From this talk page it appears there has previously been controversy about this statement, so I wanted to explain my thinking. The key issue with this statement is that it is unsourced. To the extent that editors may have added the statement based on their own experiences as users of Perseus, that would constitute original research (with possible WP:NPOV issues). For the article to contain any statement about Perseus' availability, it must be based on published reliable sources.
An additional concern is undue weight. This was previously the fourth sentence of the lead, coming before such basic information as the scope of Perseus' collections. If sufficient sources do exist, it would probably be more appropriate to discuss availability in a section later in the article. LiberalArtist (talk) 02:34, 26 November 2017 (UTC)

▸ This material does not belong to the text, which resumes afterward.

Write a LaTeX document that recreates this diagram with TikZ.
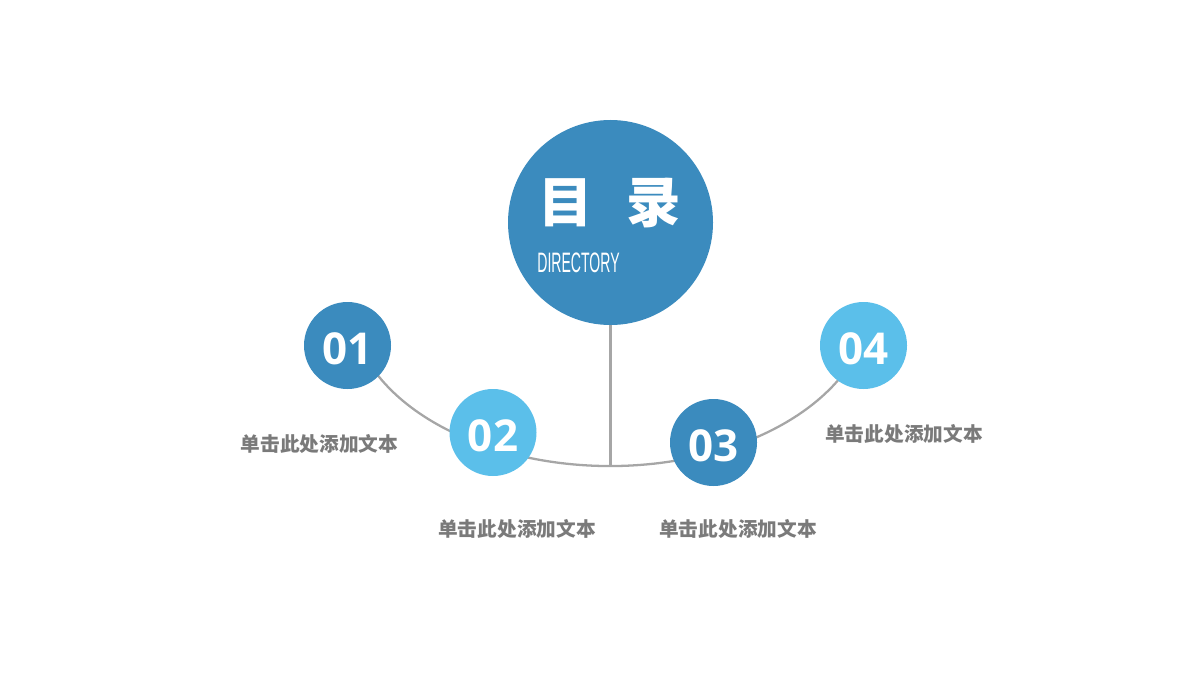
\documentclass[tikz,border=0pt]{standalone}
\usepackage{fontspec}
\setmainfont{Open Sans}
\newfontfamily\cjk{Noto Sans CJK SC}
\newfontfamily\dirfont{Liberation Sans}[FakeStretch=0.5]
\usetikzlibrary{backgrounds}

\definecolor{darkblue}{HTML}{3B8BBE}
\definecolor{lightblue}{HTML}{5BBFEA}
\definecolor{linegray}{HTML}{A6A6A6}
\definecolor{textgray}{HTML}{7A7A7A}

\tikzset{
  num/.style={circle, fill=#1, minimum size=1.74cm, inner sep=0pt,
    text=white, text height=0.76cm, text depth=0pt,
    font=\fontsize{25}{25}\selectfont\bfseries},
  caption/.style={text=textgray, font=\cjk\fontsize{11.2}{12}\selectfont\bfseries},
  link/.style={draw=linegray, line width=1.3pt}
}

\begin{document}
\begin{tikzpicture}
  \useasboundingbox (0,0) rectangle (24,13.5);

  % Title circle
  \node[circle, fill=darkblue, minimum size=4.1cm, inner sep=0pt] (dir) at (12.21,9.05) {};
  \node[text=white, font=\cjk\fontsize{31}{31}\selectfont\bfseries] (title) at (12.19,9.44) {目\hspace{0.68cm}录};
  \node[text=white, font=\dirfont\fontsize{16}{16}\selectfont] (sub) at (11.57,8.25) {DIRECTORY};

  % Items
  \node[num=darkblue] (n1) at (6.95,6.59) {01};
  \node[num=lightblue] (n2) at (9.86,4.85) {02};
  \node[num=darkblue] (n3) at (14.27,4.65) {03};
  \node[num=lightblue] (n4) at (17.27,6.59) {04};

  % Captions
  \node[caption] (t1) at (6.39,4.62) {单击此处添加文本};
  \node[caption] (t2) at (10.34,2.92) {单击此处添加文本};
  \node[caption] (t3) at (14.76,2.92) {单击此处添加文本};
  \node[caption] (t4) at (18.08,4.82) {单击此处添加文本};

  % Arc and stem
  \coordinate (arcC) at (12.2,7.48);
  \coordinate (bot) at (12.21,4.18);
  \begin{scope}[on background layer]
    \draw[link] (arcC) ++(200:5.2 and 3.3) arc[start angle=200, end angle=340, x radius=5.2, y radius=3.3];
    \draw[link] (dir.south) -- (bot);
  \end{scope}

\end{tikzpicture}
\end{document}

Perseus Digital Library - Page overhaul
[edit]Hi everyone.
This page feels like it could really use some modernisation. For starters, it seems that the website is nowadays mainly called Perseus Digital Library - a research on JSTOR or google books leads far more results for Digital Library than for projects, and disambiguates from other projects (like an aerospatial one).
Apart from that, the page is small, lacks an infobox, and there is lots of literature on the library (seeing how widely it is used in the Digital Humanities). The Digital Humanities page seems quite thorough and informed, so I'll use the ressources found there and on JSTOR.
I'm going to start working on all that. If any of you want to pitch in, have sources, recommendations, please share below! Tsiluciole (talk) 09:23, 23 November 2022 (UTC)
- Alright!
- Took some time for me to finally get to it and rework the page but it's done.
- Since the page before was basically a stub, I reworked it from the grounds up searching for secondary references. I hope the page is satisfactory now. I'm not sure the infobox is really good and the page could benefit from a logo, so I asked the webmaster of the page to please provide one to wikicommons.